Working our way to Nappanee, we spent a weekend in Princeton. Plenty of beautiful old houses… and plenty more that aren’t so pretty.
Owen Lovejoy’s home was a prominent stop on the Underground Railroad, sheltering slaves that were running away to safety further north. It was all closed up, but we at least got to walk around…
There is a tiny brick building on the premises, used as a school starting in 1850!
In the early 1830’s, the idea was to create a shortcut between the Mississippi and Illinois rivers. In the 1840’s, requests for federal funding stalled, and it wasn’t until the 1890’s that financing allowed the start of construction of this canal. The canal was to be close to 100 miles long, with 33 locks. 1907 the first ship traversed the entire length of the newly finished canal, but by then trains were carrying cargo the canal was designed for. In addition, many of the locks were already outdated. The canal was decommissioned in 1951, and is now used as a series of historical parks. In its early days, ice forming on the canal was sold to help cover operating costs.

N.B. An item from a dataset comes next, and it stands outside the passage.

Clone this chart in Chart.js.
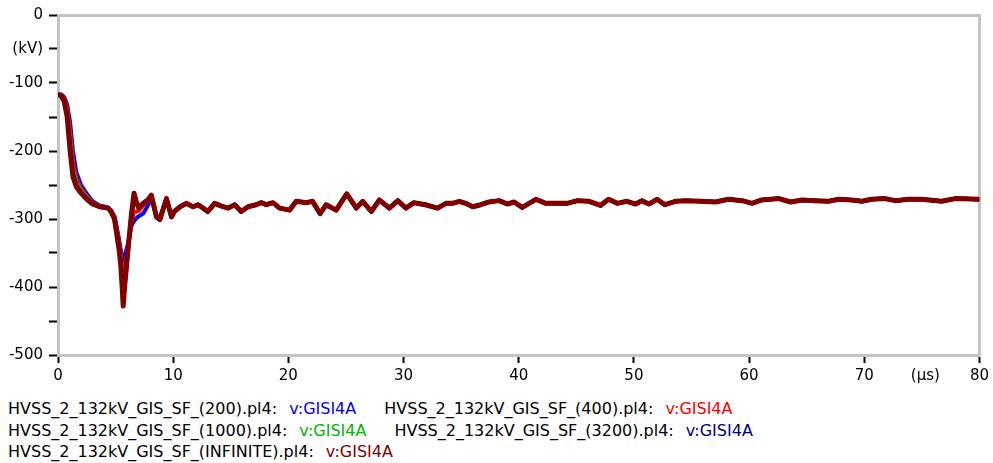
<!DOCTYPE html>
<html><head><meta charset="utf-8">
<script src="https://cdn.jsdelivr.net/npm/chart.js@4.4.0/dist/chart.umd.min.js"></script>
<style>
body{margin:0;background:#fff;width:993px;height:463px;overflow:hidden;position:relative;font-family:"DejaVu Sans",sans-serif;}
#wrap{position:absolute;left:0;top:0;width:993px;height:390px;}
#legend{position:absolute;left:8px;top:398px;width:985px;display:flex;flex-wrap:wrap;column-gap:28px;font-size:16px;line-height:21.5px;color:#000;}
.unit{margin-left:12px}
</style></head><body>
<div id="wrap"><canvas id="c" width="993" height="390"></canvas></div>
<div id="legend"></div>
<script>
// ---- data (time in µs, voltage in kV) ----
const timeEarlyUs = [0, 0.3, 0.55, 0.8, 1.05, 1.3, 1.6, 2.0, 2.5, 3.0, 3.6, 4.35, 4.6, 4.9, 5.1, 5.3, 5.45, 5.57, 5.66, 5.78, 5.9, 6.1, 6.38, 6.6, 6.8, 7.0, 7.4, 7.8, 8.1, 8.55, 8.84, 9.42, 9.85, 10.1, 10.6];
const kv200Early      = [-117,-117,-121,-132,-158,-200,-232,-250,-263,-274,-280,-283,-287,-296,-312,-330,-345,-356,-360,-355,-348,-335,-310,-303,-299,-296,-292,-280,-270,-295,-299,-271,-296,-289,-282];
const kv400Early      = [-117,-118,-123,-137,-170,-214,-241,-255,-266,-276,-281,-284,-288,-297,-315,-334,-352,-370,-378,-372,-362,-338,-304,-290,-289,-288,-280,-273,-267,-296,-300,-270,-297,-289,-282];
const kv1000Early     = [-117,-118,-125,-142,-182,-226,-247,-258,-268,-277,-281,-284,-288,-298,-318,-338,-358,-380,-392,-385,-370,-340,-298,-272,-278,-284,-277,-272,-266,-297,-300,-270,-297,-289,-282];
const kv3200Early     = [-117,-119,-127,-147,-193,-234,-251,-261,-270,-278,-282,-284,-289,-299,-320,-342,-364,-394,-420,-400,-378,-342,-294,-264,-276,-283,-277,-272,-265,-297,-301,-270,-297,-289,-282];
const kvInfiniteEarly = [-117,-119,-128,-150,-199,-238,-253,-262,-271,-278,-282,-284,-289,-300,-322,-345,-368,-400,-428,-400,-378,-341,-292,-262,-275,-283,-277,-272,-265,-297,-301,-270,-297,-289,-282];

// common tail, all five runs coincide after ~11 µs
const timeTailUs = [11.15, 11.73, 12.16, 12.6, 13.0, 13.6, 14.2, 14.76, 15.34, 15.9, 16.5, 17.2, 17.65, 18.08, 18.66, 19.24, 20.1, 20.68, 21.55, 22.1, 22.76, 23.28, 24.15, 25.07, 25.9, 26.46, 27.2, 27.9, 28.77, 29.5, 30.2, 30.9, 31.9, 32.95, 33.7, 34.25, 34.84, 35.4, 36.0, 36.7, 37.4, 38.3, 39.0, 39.6, 40.3, 41.5, 42.35, 44.2, 45.1, 46.1, 47.1, 47.8, 48.55, 49.4, 50.15, 50.7, 51.3, 52.0, 52.7, 53.6, 54.5, 55.9, 57.1, 58.2, 59.4, 60.25, 61.1, 62.6, 63.6, 64.6, 65.7, 66.9, 67.8, 68.9, 69.8, 70.65, 71.8, 72.7, 73.8, 75.0, 76.7, 77.9, 79.9, 80];
const kvTail = [-277, -282, -279, -284, -289, -277, -281, -284, -279, -289, -282, -279, -276, -279, -276, -284, -287, -274, -276, -274, -292, -279, -287, -263, -284, -274, -289, -272, -284, -273, -284, -276, -279, -284, -277, -277, -274, -277, -282, -279, -275, -273, -278, -275, -283, -271, -277, -277, -273, -274, -280, -271, -277, -274, -278, -273, -278, -271, -279, -274, -273, -274, -275, -271, -273, -277, -272, -270, -275, -272, -273, -274, -271, -272, -274, -271, -270, -273, -271, -271, -274, -270, -271, -271];

const runLabels = ["HVSS_2_132kV_GIS_SF_(200).pl4:", "HVSS_2_132kV_GIS_SF_(400).pl4:", "HVSS_2_132kV_GIS_SF_(1000).pl4:", "HVSS_2_132kV_GIS_SF_(3200).pl4:", "HVSS_2_132kV_GIS_SF_(INFINITE).pl4:"];
const signalName = "v:GISI4A";
const runColors = ["#0000ff", "#ff0000", "#00b400", "#000080", "#800000"];
const earlySeries = [kv200Early, kv400Early, kv1000Early, kv3200Early, kvInfiniteEarly];

const xTickStep = 10, yTickStep = 50;
const xUnitLabel = "(µs)", yUnitLabel = "(kV)";
const xUnitAt = 75.3;

function pts(early) {
  const t = timeEarlyUs.concat(timeTailUs);
  const v = early.concat(kvTail);
  return t.map((x, i) => ({x, y: v[i]}));
}

const datasets = earlySeries.map((s, i) => ({
  label: runLabels[i],
  data: pts(s),
  borderColor: runColors[i],
  backgroundColor: runColors[i],
  borderWidth: i === 4 ? 5 : 4,
  pointRadius: 0,
  tension: 0,
  borderJoinStyle: 'round',
  order: earlySeries.length - 1 - i,
  xAxisID: 'x', yAxisID: 'y'
}));

const tickFont = {family: "DejaVu Sans", size: 15};
const gray = '#c4c4c4';

new Chart(document.getElementById('c'), {
  type: 'line',
  data: {datasets},
  options: {
    responsive: false,
    animation: false,
    events: [],
    layout: {padding: 0},
    plugins: {legend: {display: false}, tooltip: {enabled: false}},
    scales: {
      x: {
        type: 'linear', position: 'bottom', min: 0, max: 80,
        afterBuildTicks: (sc) => {
          const t = [];
          for (let v = 0; v <= 80; v += xTickStep) t.push({value: v});
          t.push({value: xUnitAt});
          t.sort((a, b) => a.value - b.value);
          sc.ticks = t;
        },
        afterFit: (sc) => { sc.height = 35; },
        ticks: {
          autoSkip: false, maxRotation: 0, color: '#000', font: tickFont, padding: 4,
          callback: (v) => v === xUnitAt ? xUnitLabel : String(v)
        },
        grid: {
          drawOnChartArea: false, drawTicks: true, tickLength: 8, tickWidth: 2,
          tickColor: (ctx) => (ctx.tick && ctx.tick.value === xUnitAt) ? 'rgba(0,0,0,0)' : '#000'
        },
        border: {display: true, color: gray, width: 3}
      },
      y: {
        type: 'linear', position: 'left', min: -500, max: 0,
        afterFit: (sc) => { sc.width = 58; },
        ticks: {
          stepSize: yTickStep, autoSkip: false, color: '#000', font: tickFont, padding: 6,
          callback: (v) => v === -50 ? yUnitLabel : (v % 100 === 0 ? String(v) : '')
        },
        grid: {drawOnChartArea: false, drawTicks: true, tickLength: 9, tickWidth: 2, tickColor: '#000'},
        border: {display: true, color: gray, width: 3}
      },
      xTop: {
        type: 'linear', position: 'top', min: 0, max: 80,
        afterFit: (sc) => { sc.height = 15; },
        ticks: {display: false},
        grid: {drawOnChartArea: false, drawTicks: false},
        border: {display: true, color: gray, width: 3}
      },
      yRight: {
        type: 'linear', position: 'right', min: -500, max: 0,
        afterFit: (sc) => { sc.width = 12; },
        ticks: {display: false},
        grid: {drawOnChartArea: false, drawTicks: false},
        border: {display: true, color: gray, width: 3}
      }
    }
  }
});

// legend (real text) built from the dataset labels
const lg = document.getElementById('legend');
runLabels.forEach((lab, i) => {
  const item = document.createElement('span');
  const f = document.createElement('span'); f.textContent = lab;
  const u = document.createElement('span'); u.className = 'unit'; u.textContent = signalName; u.style.color = runColors[i];
  item.appendChild(f); item.appendChild(u);
  lg.appendChild(item);
});
</script>
</body></html>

I could find no documentation on this bridge, but it is a SLIDING bridge. The half over the land, in the picture below, is concrete, and the half over the water is wood, and the whole thing is framed by metal and rolls on tracks. The concrete half is heavy enough that the bridge didn’t tip over when pulled off the abutment on the other side of the canal. The mechanism to pull or push the bridge is now missing, but the tracks and design of the bridge show its function clearly.
Many other bridges cross the canal… this one used chains to lift it up and out of the way.
Directly opposite one of the locks was a walkway up to this house.
Maybe it was the lock keeper’s house? It looks like it started out a very nice house. Needs a bit of work now.
Berrien Springs, Michigan
We stayed in a little campground on the St Joseph River, right in the heart of Berrien Springs. We were honored to spent TWO evenings with dear friends Ron & Betty, and is my habit, I forgot to get pictures both times! Sigh. Great evenings, though!
Along the river we saw lots of evidence of beavers! We even saw a few places you could see tracks in the sand where they had dragged their find into the river. But we never caught sight of a beaver. They don’t actually hibernate, but they are supposed to gather enough food for the winter, and then stay in their lodges until the spring. Maybe these tracks were made by rebel teenage beavers sneaking out for a snack.
Newmar Service Center, Nappanee, Indiana
We had a window failure a few weeks ago. Our windows are double pane, which makes for a quiet coach, and really helps with keeping the cold out. And when it’s cold out, the windows don’t get condensation on the inside, like many previous rigs we’ve had. BUT… on our little half bath, the opening portion came delaminated. The outside pane was only hanging on by some adhesive on the top edge. Not wanting it to fall off, I super-glued it back in place, and made an appointment to have the window replaced at the factory service center. I love this place! The people great, and I like having the folks that built this coach service it. While we were there, we had some slide maintenance done, replaced our coach batteries, and had a few other little things done.
The service center is huge, with something like 53 service bays inside.
They have a nice area to “camp” while at the service center.
We arrive the afternoon before our appointment, then they pick up the coach at SIX AM the next day. We can tour or hang out in this nice new lounge area…
Since a good breakfast seems to be the first touring of the day, we went out to a great dutch restaurant- Dutchmaid Eatery. It was so nice we did that both mornings. The pictures below are the sunrise AFTER breakfast!
Our servicing was finished on Friday, and we decided to stay over the weekend. No work was done on Saturdays, so we had the place to ourselves!